Please set down all the lines beneath this one exactly, without the pictures.

::: Available data :::

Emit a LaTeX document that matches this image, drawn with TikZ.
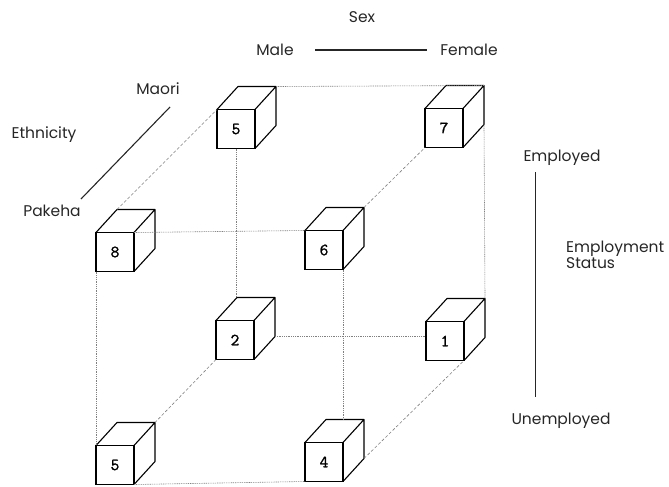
\documentclass[tikz,border=0pt]{standalone}
\usepackage{fontspec}
\setmainfont{Poppins}
\newfontfamily\numfont{Latin Modern Mono}[FakeBold=1.2]
\usetikzlibrary{calc}
\tikzset{
  box/.style={draw,line width=1.1pt,fill=white,minimum width=38pt,minimum height=39pt,
              inner sep=0pt,outer sep=0pt,font=\fontsize{17}{17}\selectfont\numfont},
  cb/.style ={line width=1.1pt,line join=round},
  frm/.style={black!50,line width=.6pt,dash pattern=on 1pt off .8pt},
  dsh/.style={black!50,line width=.6pt,dash pattern=on 3pt off 2pt},
  ax/.style ={line width=.9pt,black!85},
  lbl/.style={font=\fontsize{15.5}{16}\selectfont,text=black!85,inner sep=1pt},
}
\begin{document}
\begin{tikzpicture}[x=1pt,y=-1pt]
  \useasboundingbox (0,0) rectangle (669,487);
  % cells of the cube
  \foreach \n/\x/\y/\t in {c5t/236/129/5,c7/444/128/7,c8/115/252/8,c6/324/250/6,
                           c2/235/340/2,c1/445/341/1,c5b/115/465/5,c4/324/462/4}{
    \node[box] (\n) at (\x,\y) {\t};
    \draw[cb] (\n.north west) -- ++(21,-23) coordinate (\n-tl)
          -- ($(\n.north east)+(21,-23)$) coordinate (\n-tr)
          -- ($(\n.south east)+(21,-23)$) coordinate (\n-br) -- (\n.south east)
          (\n.north east) -- (\n-tr);
  }
  % frame
  \draw[frm] (c5t-tr) -- (c7-tr);
  \draw[frm] (c7-br) -- (c1-tr);
  \draw[frm] (c5t.south) -- (c5t.south |- c2-tl);
  \draw[frm] (c8.north east) -- (c6.north west);
  \draw[frm] (c6.south east) -- (c6.south east |- c4-tl);
  \draw[frm] (c8.south west) -- (c5b.north west);
  \draw[frm] (c5b.south east) -- (c4.south west);
  \draw[frm] (c2-br) -- (c2-br -| c1.west);
  \draw[dsh] (c8-tl) -- (c5t.north west);
  \draw[dsh] (c6-tr) -- (c7.south west);
  \draw[dsh] (c2.south west) -- (c5b-tr);
  \draw[dsh] (c4-br) -- (c1.south east);
  % axes
  \node[lbl] (sex) at (362,17) {Sex};
  \node[lbl] (male) at (275,50) {Male};
  \node[lbl] (fem) at (469,50) {Female};
  \coordinate (m1) at (315,50);
  \coordinate (m2) at (427,50);
  \draw[ax,line width=1.1pt] (m1) -- (m2);
  \node[lbl] (maori) at (158,89) {Maori};
  \node[lbl] (eth) at (44,135) {Ethnicity};
  \node[lbl] (pak) at (52,211) {Pakeha};
  \coordinate (e1) at (81,199);
  \coordinate (e2) at (170,107);
  \draw[ax,line width=1.1pt] (e1) -- (e2);
  \node[lbl] (emp) at (562,158) {Employed};
  \node[lbl] (unemp) at (561,421) {Unemployed};
  \node[lbl,anchor=west,align=left] (stat) at (565,255) {Employment\\Status};
  \coordinate (s1) at (535,172);
  \coordinate (s2) at (535,397);
  \draw[ax] (s1) -- (s2);
\end{tikzpicture}
\end{document}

:::

● **Complete output**
Emit a LaTeX document that matches this image, drawn with TikZ.
\documentclass[tikz,border=0pt]{standalone}
\usepackage{fontspec}
\setmainfont{Poppins}
\newfontfamily\numfont{Latin Modern Mono}[FakeBold=1.2]
\usetikzlibrary{calc}
\tikzset{
  box/.style={draw,line width=1.1pt,fill=white,minimum width=38pt,minimum height=39pt,
              inner sep=0pt,outer sep=0pt,font=\fontsize{17}{17}\selectfont\numfont},
  cb/.style ={line width=1.1pt,line join=round},
  frm/.style={black!50,line width=.6pt,dash pattern=on 1pt off .8pt},
  dsh/.style={black!50,line width=.6pt,dash pattern=on 3pt off 2pt},
  ax/.style ={line width=.9pt,black!85},
  lbl/.style={font=\fontsize{15.5}{16}\selectfont,text=black!85,inner sep=1pt},
}
\begin{document}
\begin{tikzpicture}[x=1pt,y=-1pt]
  \useasboundingbox (0,0) rectangle (669,487);
  % cells of the cube
  \foreach \n/\x/\y/\t in {c5t/236/129/5,c7/444/128/7,c8/115/252/8,c6/324/250/6,
                           c2/235/340/2,c1/445/341/1,c5b/115/465/5,c4/324/462/4}{
    \node[box] (\n) at (\x,\y) {\t};
    \draw[cb] (\n.north west) -- ++(21,-23) coordinate (\n-tl)
          -- ($(\n.north east)+(21,-23)$) coordinate (\n-tr)
          -- ($(\n.south east)+(21,-23)$) coordinate (\n-br) -- (\n.south east)
          (\n.north east) -- (\n-tr);
  }
  % frame
  \draw[frm] (c5t-tr) -- (c7-tr);
  \draw[frm] (c7-br) -- (c1-tr);
  \draw[frm] (c5t.south) -- (c5t.south |- c2-tl);
  \draw[frm] (c8.north east) -- (c6.north west);
  \draw[frm] (c6.south east) -- (c6.south east |- c4-tl);
  \draw[frm] (c8.south west) -- (c5b.north west);
  \draw[frm] (c5b.south east) -- (c4.south west);
  \draw[frm] (c2-br) -- (c2-br -| c1.west);
  \draw[dsh] (c8-tl) -- (c5t.north west);
  \draw[dsh] (c6-tr) -- (c7.south west);
  \draw[dsh] (c2.south west) -- (c5b-tr);
  \draw[dsh] (c4-br) -- (c1.south east);
  % axes
  \node[lbl] (sex) at (362,17) {Sex};
  \node[lbl] (male) at (275,50) {Male};
  \node[lbl] (fem) at (469,50) {Female};
  \coordinate (m1) at (315,50);
  \coordinate (m2) at (427,50);
  \draw[ax,line width=1.1pt] (m1) -- (m2);
  \node[lbl] (maori) at (158,89) {Maori};
  \node[lbl] (eth) at (44,135) {Ethnicity};
  \node[lbl] (pak) at (52,211) {Pakeha};
  \coordinate (e1) at (81,199);
  \coordinate (e2) at (170,107);
  \draw[ax,line width=1.1pt] (e1) -- (e2);
  \node[lbl] (emp) at (562,158) {Employed};
  \node[lbl] (unemp) at (561,421) {Unemployed};
  \node[lbl,anchor=west,align=left] (stat) at (565,255) {Employment\\Status};
  \coordinate (s1) at (535,172);
  \coordinate (s2) at (535,397);
  \draw[ax] (s1) -- (s2);
\end{tikzpicture}
\end{document}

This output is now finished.